I do believe that it is necessary to empty the hurts and past things that tie us down to make room for new joyful experiences. I think of detachment and how Buddhists believe that we should not attach ourselves to anything...real or imagined. I have trouble with that principle though because I do attach myself to my children...I guess I cannot cling.
Yesterday was an interesting experience...it was a roller-coaster ride, to say the least. Baseball was fun, the boys couldn't do anything right, and it was blustery, but they stayed in the game, for the most part. Husband was coaching...one of the boys asked to be taken out of the game after a particularly poor defensive inning and he said..."So that's it? You want to quit!" and went on to give them an academy award winning motivational speech....luckily the umpire got them moving because his lectures can be quite long. I didn't know it but he had been hit by a line drive to his right ribs/flank before the game and came home quite gimpy.
After the game I took daughter #1 car shopping. Son #1 has his license so he is going to take the old Jeep that she's been driving and she will get a newer one. We chose one, but because husband was at home trying to breath we put a deposit on it and will return to pick it up and sign all of the paper work. So we came home and son #1 was SO EXCITED that he has a car to drive. He took his sister to a graduation party and agreed to pick her up because she wanted a few beers. On his way to pick her up he swiped a telephone pole and damaged the entire length of the car on the passenger side. You can imagine how his happiness turned quickly to sadness. He was unhurt except for a small cut on his elbow, which is lucky because his passenger front window imploded into the car. Now he is afraid to drive. He was so excited to drive to school this week and now the car will be in the body shop.
I did not sleep well last night.
So, we have to take the good with the bad...and things can change in an instant. I am thankful for the resilience and resources to get through the unexpected. I hope that I never get complacent and fail to be grateful for the good times, the joyful times because all too easily they can turn into sorrow.
So did you read Mom's email today?
I have been seriously considering all that you said about attending the birthday party...and just being present to whatever happens. But today's email smacked me back to reality.
Brothers #2 & 4 and Sister #3 and their families are barbecuing together...less that an hour from my house and I was not invited.
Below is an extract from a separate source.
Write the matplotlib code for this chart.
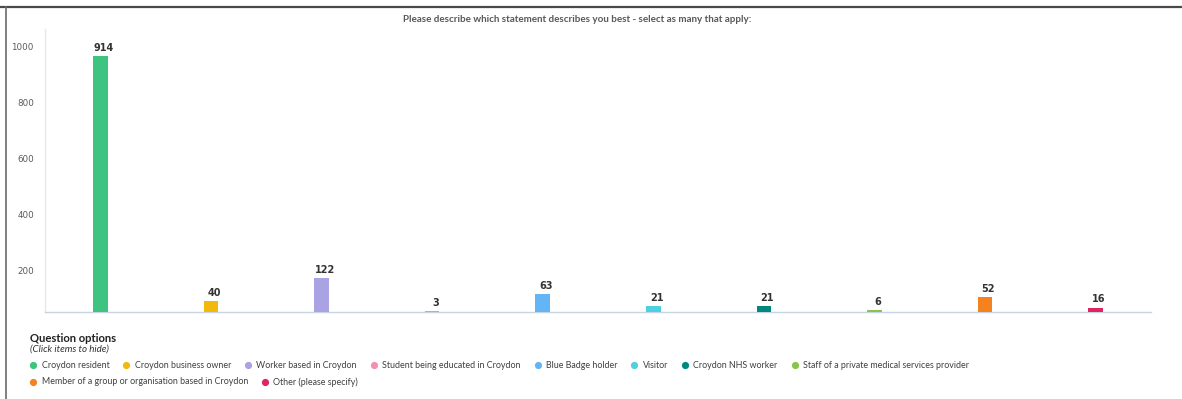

I haven't been invited to anything in this part of the state in over a year and I am getting the message loud and clear. Not one comment on my graduation...not one email or text...not even a Facebook "like". I think I am checking out of this family and detaching myself from those ropes that are tying me down. I can move ahead in my life without revisiting and picking open those scabs any more. I am letting those yellow leave fall to make room for the green, cutting the roots and pruning to allow growth and health.